Political, financial push urged to end hunger
Rome ceremony celebrates World Food Day
Speaking at a ceremony here marking World Food Day, the anniversary of FAO’s foundation in 1945, Diouf said, “I wish to reaffirm that we know what needs to be done to eradicate the hunger of 923 million people in the world. We also know what needs to be done to double world food production and feed a population that is expected to rise to 9 billion people by 2050.”
Noting that $US22 billion was pledged to promote global food security earlier this year, but that only 10 percent of this has so far materialized – mainly for emergency food aid – Diouf declared, “What we need ... is political will and delivery on financial commitments, if we are to be able to make the essential investments that are needed to promote sustainable agricultural development and food security in the poorest countries of the world.”
Peace and security
The Director-General added: “That is the surest way of forging a world of economic and social progress and creating the conditions for peace and security of humanity.”

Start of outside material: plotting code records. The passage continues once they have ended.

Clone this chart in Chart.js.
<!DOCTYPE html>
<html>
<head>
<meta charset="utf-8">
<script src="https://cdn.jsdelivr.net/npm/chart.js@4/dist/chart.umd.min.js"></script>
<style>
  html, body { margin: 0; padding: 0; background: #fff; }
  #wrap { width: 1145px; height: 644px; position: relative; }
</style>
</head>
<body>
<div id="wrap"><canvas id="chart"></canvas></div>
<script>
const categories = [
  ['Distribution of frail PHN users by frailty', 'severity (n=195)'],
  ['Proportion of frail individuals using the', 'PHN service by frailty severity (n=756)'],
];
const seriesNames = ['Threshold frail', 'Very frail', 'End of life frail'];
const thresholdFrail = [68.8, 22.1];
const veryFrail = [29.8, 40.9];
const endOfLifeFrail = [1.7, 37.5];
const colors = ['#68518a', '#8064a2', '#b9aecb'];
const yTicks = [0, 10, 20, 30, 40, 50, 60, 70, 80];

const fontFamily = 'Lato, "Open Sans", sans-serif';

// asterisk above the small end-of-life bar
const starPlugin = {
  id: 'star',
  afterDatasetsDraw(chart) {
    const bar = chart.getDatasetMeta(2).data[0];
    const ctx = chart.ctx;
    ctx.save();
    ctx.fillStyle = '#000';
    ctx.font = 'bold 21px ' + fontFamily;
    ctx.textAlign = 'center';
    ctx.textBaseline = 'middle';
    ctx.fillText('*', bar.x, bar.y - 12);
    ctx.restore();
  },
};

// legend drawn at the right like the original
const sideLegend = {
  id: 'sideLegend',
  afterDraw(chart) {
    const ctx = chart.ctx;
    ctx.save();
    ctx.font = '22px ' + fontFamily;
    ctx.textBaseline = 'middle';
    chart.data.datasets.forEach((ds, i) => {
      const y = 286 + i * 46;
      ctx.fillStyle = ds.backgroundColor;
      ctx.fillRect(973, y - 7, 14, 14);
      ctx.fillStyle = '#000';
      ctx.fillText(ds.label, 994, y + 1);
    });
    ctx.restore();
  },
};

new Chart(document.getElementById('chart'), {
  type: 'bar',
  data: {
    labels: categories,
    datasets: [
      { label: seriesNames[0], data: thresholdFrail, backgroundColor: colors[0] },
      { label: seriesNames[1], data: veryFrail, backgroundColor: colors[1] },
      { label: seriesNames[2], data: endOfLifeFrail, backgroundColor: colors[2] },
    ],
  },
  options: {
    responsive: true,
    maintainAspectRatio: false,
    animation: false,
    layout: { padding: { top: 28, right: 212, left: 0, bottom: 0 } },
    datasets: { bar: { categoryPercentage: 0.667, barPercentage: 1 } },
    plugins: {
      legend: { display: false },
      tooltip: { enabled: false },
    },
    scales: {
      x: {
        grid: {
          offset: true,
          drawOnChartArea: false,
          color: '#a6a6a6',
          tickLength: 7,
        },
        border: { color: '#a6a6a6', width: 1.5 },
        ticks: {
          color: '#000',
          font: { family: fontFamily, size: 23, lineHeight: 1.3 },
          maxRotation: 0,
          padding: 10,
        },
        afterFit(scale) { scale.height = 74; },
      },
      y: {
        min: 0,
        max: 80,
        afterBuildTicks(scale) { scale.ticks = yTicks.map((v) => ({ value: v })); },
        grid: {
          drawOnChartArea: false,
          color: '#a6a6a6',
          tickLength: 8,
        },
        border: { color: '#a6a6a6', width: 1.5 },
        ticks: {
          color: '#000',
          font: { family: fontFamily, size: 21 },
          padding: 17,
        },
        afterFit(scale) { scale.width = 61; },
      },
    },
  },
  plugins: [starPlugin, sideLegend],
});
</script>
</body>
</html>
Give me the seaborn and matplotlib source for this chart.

In a keynote speech at the ceremony, Egypt’s First Lady Suzanne Mubarak said that the food crisis merited a rescue effort on par with the international response to the financial and credit crisis.
“We have just witnessed how seven hundred billion dollars were raised in record time to salvage the financial markets. How similar injections were made to salvage financial banks,” Mrs Mubarak said.
“I believe that the scale of the food crisis is of such magnitude that it warrants nothing less than the same swift and decisive measures to curb its lethal progression," she added. “Let us all remember that it is the lives of millions of people that are hanging in the balance”.
Pope Benedict XVI, in a message read at the ceremony by Monsignor Renato Volante, the Holy See’s Permanent Observer to FAO, said that a lasting solution to hunger in the world lay in the promotion of an international order based on social justice.
The world produced enough food to feed a growing population, he noted. If people went hungry, it was partly because of a “race for consumption” which “imposes forced reductions on the nutritional capacity of the world’s poorest regions”. Other reasons included lack of political will by nations but also “runaway speculation”, together with “corruption in public life or again growing investments in weapons and sophisticated military technologies to the detriment of people’s primary needs... ”
“An essential condition for increasing production, safeguarding the identity of indigenous populations as well as peace and security in the world is to guarantee access to land, thus helping agricultural labourers and promoting their rights,” the Pope added.
Run for food
Climate change and bioenergy are the focus of this year’s World Food Day activities, involving over 150 countries. They include a third edition of the popular Run for Food to take place in Rome on 19 October involving over 4 000 people, with a similar event to be held simultaneously in Milan.
Former U.S. President Bill Clinton and UN Secretary-General Ban Ki Moon will participate together with Jacques Diouf and the Heads of other UN Agencies in a World Food Day ceremony at the United Nations in New York on 23 October.